• PROMPT: Write out all lines holding the word "Rebuild".

• EXERCISE DATA:
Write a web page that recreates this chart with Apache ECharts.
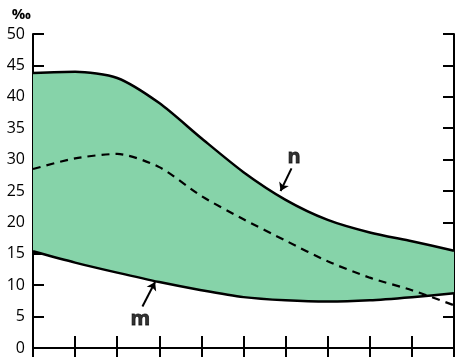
<!DOCTYPE html>
<html>
<head>
<meta charset="utf-8">
<script src="https://cdn.jsdelivr.net/npm/echarts@6/dist/echarts.min.js"></script>
<style>
  html, body { margin: 0; padding: 0; background: #fff; }
  #chart { width: 462px; height: 357px; }
</style>
</head>
<body>
<div id="chart"></div>
<script>
// x positions (ticks, no labels)
const xs = ['0', '1', '2', '3', '4', '5', '6', '7', '8', '9', '10']
// upper bound n, lower bound m, dashed middle curve (‰)
const nValues = [43.8, 44.0, 43.0, 39.0, 33.4, 28.0, 23.6, 20.4, 18.4, 17.0, 15.5]
const mValues = [15.4, 13.6, 12.0, 10.5, 9.2, 8.1, 7.6, 7.4, 7.6, 8.1, 8.7]
const dashValues = [28.5, 30.2, 30.9, 28.8, 24.2, 20.5, 17.1, 13.8, 11.2, 9.2, 6.8]
const yTicks = [0, 5, 10, 15, 20, 25, 30, 35, 40, 45, 50]
// annotations: [text, label x, label y, arrow start x, arrow start y, arrow end x, arrow end y]
const notes = [
  ['n', 6.2, 30.4, 6.14, 28.6, 5.88, 25.0],
  ['m', 2.55, 4.6, 2.6, 6.6, 2.9, 10.5]
]

const ink = '#000'
const green = '#86d3a9'
const font = 'Open Sans, sans-serif'
const smooth = 0.25

const bandData = nValues.map((v, i) => +(v - mValues[i]).toFixed(2))

const chart = echarts.init(document.getElementById('chart'), null, { renderer: 'canvas' })

const axisLine = { show: true, lineStyle: { color: ink, width: 2 } }

chart.setOption({
  animation: false,
  backgroundColor: '#fff',
  grid: { left: 33, right: 8, top: 34, bottom: 9 },
  xAxis: [
    {
      type: 'category', data: xs, boundaryGap: false, position: 'bottom',
      axisLine, axisTick: { inside: true, length: 12, lineStyle: { color: ink, width: 2 } },
      axisLabel: { show: false }, splitLine: { show: false }
    },
    {
      type: 'category', data: xs, boundaryGap: false, position: 'top',
      axisLine, axisTick: { inside: true, length: 14, lineStyle: { color: ink, width: 2 } },
      axisLabel: { show: false }, splitLine: { show: false }
    },
    {
      // hidden value axis for placing the annotations
      type: 'value', min: 0, max: 10, show: false
    }
  ],
  yAxis: [
    {
      type: 'value', min: yTicks[0], max: yTicks[yTicks.length - 1], interval: 5, position: 'left',
      name: '‰', nameGap: 12,
      nameTextStyle: { color: ink, fontSize: 15, fontFamily: font, fontWeight: 'bold', align: 'right', padding: [0, 2, 0, 0] },
      axisLine, axisTick: { inside: true, length: 11, lineStyle: { color: ink, width: 2 } },
      axisLabel: { color: ink, fontSize: 16, fontFamily: font, margin: 8 },
      splitLine: { show: false }
    },
    {
      type: 'value', min: yTicks[0], max: yTicks[yTicks.length - 1], interval: 5, position: 'right',
      axisLine, axisTick: { inside: true, length: 11, lineStyle: { color: ink, width: 2 } },
      axisLabel: { show: false }, splitLine: { show: false }
    }
  ],
  series: [
    {
      name: 'm-base', type: 'line', stack: 'band', data: mValues,
      smooth, showSymbol: false, lineStyle: { width: 0, opacity: 0 }, silent: true, z: 1
    },
    {
      name: 'band', type: 'line', stack: 'band', data: bandData,
      smooth, showSymbol: false, lineStyle: { width: 0, opacity: 0 },
      areaStyle: { color: green, opacity: 1 }, silent: true, z: 1
    },
    {
      name: 'n', type: 'line', data: nValues, smooth, showSymbol: false,
      lineStyle: { color: ink, width: 2.5 }, z: 3
    },
    {
      name: 'm', type: 'line', data: mValues, smooth, showSymbol: false,
      lineStyle: { color: ink, width: 2.5 }, z: 3
    },
    {
      name: 'mid', type: 'line', data: dashValues, smooth, showSymbol: false,
      lineStyle: { color: ink, width: 2.2, type: [8, 6] }, z: 3
    },
    {
      name: 'notes', type: 'scatter', xAxisIndex: 2, yAxisIndex: 0, silent: true, z: 4,
      symbolSize: 0, itemStyle: { color: ink },
      data: notes.map(([t, lx, ly]) => ({ name: t, value: [lx, ly] })),
      label: {
        show: true, position: [0, 0], align: 'center', verticalAlign: 'middle',
        color: ink, fontSize: 20, fontWeight: 'bold', fontFamily: font,
        textBorderColor: ink, textBorderWidth: 0.8,
        formatter: (p) => p.name
      },
      markLine: {
        silent: true, animation: false,
        symbol: ['none', 'arrow'], symbolSize: 8,
        lineStyle: { color: ink, width: 2, type: 'solid' },
        label: { show: false },
        data: notes.map(([t, lx, ly, sx, sy, ax, ay]) => [
          { coord: [sx, sy] },
          { coord: [ax, ay] }
        ])
      }
    }
  ]
})
</script>
</body>
</html>
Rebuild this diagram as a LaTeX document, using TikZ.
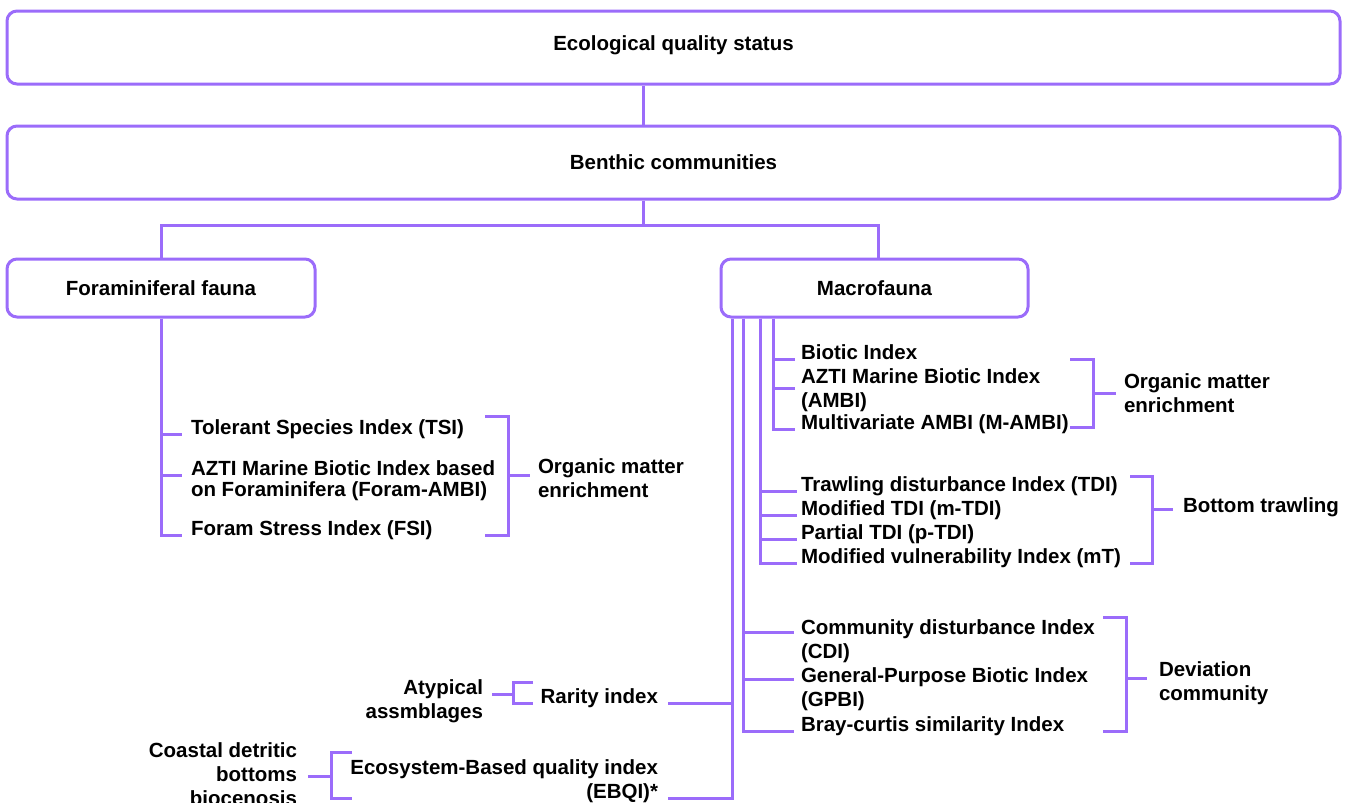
\documentclass[tikz,border=0pt]{standalone}
\usepackage{fontspec}
\setmainfont{Liberation Sans}
\definecolor{vio}{RGB}{155,108,250}
\begin{document}
\begin{tikzpicture}[x=0.5pt,y=-0.5pt,
  box/.style={draw=vio, line width=1.5pt, rounded corners=5pt, inner sep=0pt,
    font=\bfseries\fontsize{10.25}{12}\selectfont, text=black},
  link/.style={draw=vio, line width=1.5pt},
  lbl/.style={font=\bfseries\fontsize{10.25}{12}\selectfont, inner ysep=0pt, outer sep=0pt, text=black}]
\useasboundingbox (0,0) rectangle (1351,803);

% main boxes
\node[box, minimum width=666.5pt, minimum height=36.5pt, text depth=4pt] (eqs) at (673.5,47.5) {Ecological quality status};
\node[box, minimum width=666.5pt, minimum height=36.5pt] (benthic) at (673.5,162.5) {Benthic communities};
\node[box, minimum width=154pt, minimum height=29pt] (foram) at (161,288) {Foraminiferal fauna};
\node[box, minimum width=153.5pt, minimum height=29pt] (macro) at (874.5,288) {Macrofauna};

\coordinate (split) at (643,225);
\coordinate (mtop) at (878,225);
\draw[link] (eqs.south -| split) -- (benthic.north -| split);
\draw[link] (benthic.south -| split) -- (split);
\draw[link] (foram.north) |- (split) -- (mtop) -- (mtop |- macro.north);

% foraminiferal items
\node[lbl, anchor=base west, inner xsep=4.5pt] (tsi) at (182,434) {Tolerant Species Index (TSI)};
\node[lbl, anchor=base west, inner xsep=4.5pt, align=left, font=\bfseries\fontsize{10.25}{10.5}\selectfont] (famb) at (182,496) {AZTI Marine Biotic Index based\\on Foraminifera (Foram-AMBI)};
\node[lbl, anchor=base west, inner xsep=4.5pt] (fsi) at (182,535) {Foram Stress Index (FSI)};
\draw[link] (foram.south) |- (fsi.base west);
\draw[link] (foram.south) |- (tsi.base west);
\draw[link] (foram.south) |- ([yshift=10.5pt]famb.base west);

\coordinate (fbt) at (485,416);
\coordinate (fbb) at (485,535);
\coordinate (fbm) at (508,475);
\node[lbl, anchor=west, inner xsep=4pt, align=left] (omF) at (530,478.5) {Organic matter\\enrichment};
\draw[link] (fbt) -| (fbm) |- (fbb);
\draw[link] (fbm) -- (fbm -| omF.west);

% macrofauna stems
\coordinate (mA) at (732,798);
\coordinate (mB) at (743,0);
\coordinate (mC) at (760,0);
\coordinate (mD) at (773,0);

% organic matter group
\node[lbl, anchor=base west, inner xsep=3pt] (bi) at (795,359) {Biotic Index};
\node[lbl, anchor=base west, inner xsep=3pt, align=left] (ambi) at (795,407) {AZTI Marine Biotic Index\\(AMBI)};
\node[lbl, anchor=base west, inner xsep=3pt] (mambi) at (795,429) {Multivariate AMBI (M-AMBI)};
\draw[link] (macro.south -| mD) |- (mambi.base west);
\draw[link] (macro.south -| mD) |- (bi.base west);
\draw[link] (macro.south -| mD) |- ([yshift=9.5pt]ambi.base west);
\coordinate (obt) at (1070,359);
\coordinate (obb) at (1070,427);
\coordinate (obm) at (1093,393);
\node[lbl, anchor=west, inner xsep=4pt, align=left] (omM) at (1116,393) {Organic matter\\enrichment};
\draw[link] (obt) -| (obm) |- (obb);
\draw[link] (obm) -- (obm -| omM.west);

% bottom trawling group
\node[lbl, anchor=base west, inner xsep=2pt] (tdi) at (797,491) {Trawling disturbance Index (TDI)};
\node[lbl, anchor=base west, inner xsep=2pt] (mtdi) at (797,515) {Modified TDI (m-TDI)};
\node[lbl, anchor=base west, inner xsep=2pt] (ptdi) at (797,539) {Partial TDI (p-TDI)};
\node[lbl, anchor=base west, inner xsep=2pt] (mt) at (797,563) {Modified vulnerability Index (mT)};
\draw[link] (macro.south -| mC) |- (mt.base west);
\draw[link] (macro.south -| mC) |- (tdi.base west);
\draw[link] (macro.south -| mC) |- (mtdi.base west);
\draw[link] (macro.south -| mC) |- (ptdi.base west);
\coordinate (tbt) at (1130,476);
\coordinate (tbb) at (1130,563);
\coordinate (tbm) at (1152,509);
\node[lbl, anchor=west, inner xsep=5pt] (bt) at (1173,507) {Bottom trawling};
\draw[link] (tbt) -| (tbm) |- (tbb);
\draw[link] (tbm) -- (tbm -| bt.west);

% deviation group
\node[lbl, anchor=base west, inner xsep=3.5pt, align=left] (cdi) at (794,658) {Community disturbance Index\\(CDI)};
\node[lbl, anchor=base west, inner xsep=3.5pt, align=left] (gpbi) at (794,706) {General-Purpose Biotic Index\\(GPBI)};
\node[lbl, anchor=base west, inner xsep=3.5pt] (bray) at (794,731) {Bray-curtis similarity Index};
\draw[link] (macro.south -| mB) |- (bray.base west);
\draw[link] (macro.south -| mB) |- ([yshift=13pt]cdi.base west);
\draw[link] (macro.south -| mB) |- ([yshift=13.5pt]gpbi.base west);
\coordinate (dbt) at (1103,617);
\coordinate (dbb) at (1103,731);
\coordinate (dbm) at (1126,678);
\node[lbl, anchor=west, inner xsep=6pt, align=left] (dev) at (1147,683) {Deviation\\community};
\draw[link] (dbt) -| (dbm) |- (dbb);
\draw[link] (dbm) -- (dbm -| dev.west);

% left group
\node[lbl, anchor=base east, inner xsep=5pt] (rarity) at (668,703) {Rarity index};
\node[lbl, anchor=east, inner xsep=5pt, align=right] (ebqi) at (668,781.5) {Ecosystem-Based quality index\\(EBQI)*};
\draw[link] (macro.south -| mA) -- (mA) -- (mA -| ebqi.east);
\draw[link] (mA |- rarity.base east) -- (rarity.base east);

\coordinate (rbt) at (533,682);
\coordinate (rbb) at (533,703);
\coordinate (rbm) at (513,694);
\node[lbl, anchor=east, inner xsep=4.5pt, align=right] (atyp) at (492,701) {Atypical\\assmblages};
\draw[link] (rbt) -| (rbm) |- (rbb);
\draw[link] (rbm) -- (rbm -| atyp.east);

\coordinate (ebt) at (352,752);
\coordinate (ebb) at (352,798);
\coordinate (ebm) at (331,776);
\node[lbl, anchor=east, inner xsep=5.5pt, align=right] (coast) at (308,774) {Coastal detritic\\bottoms\\biocenosis};
\draw[link] (ebt) -| (ebm) |- (ebb);
\draw[link] (ebm) -- (ebm -| coast.east);
\end{tikzpicture}
\end{document}
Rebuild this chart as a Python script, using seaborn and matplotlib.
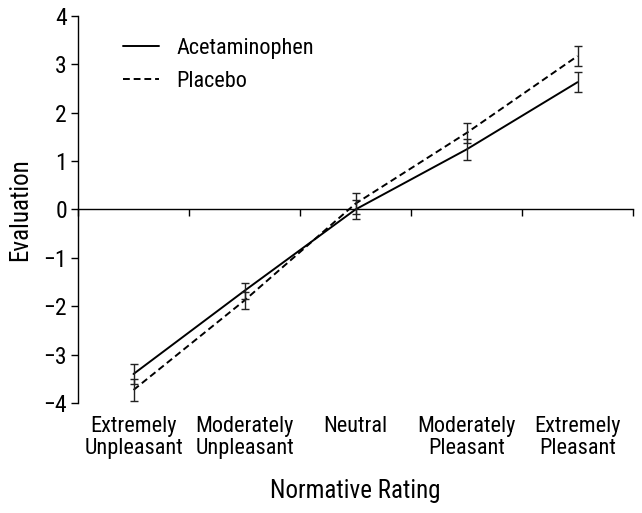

• RESPONSE TO THE EXERCISE:
Rebuild this diagram as a LaTeX document, using TikZ.
Rebuild this chart as a Python script, using seaborn and matplotlib.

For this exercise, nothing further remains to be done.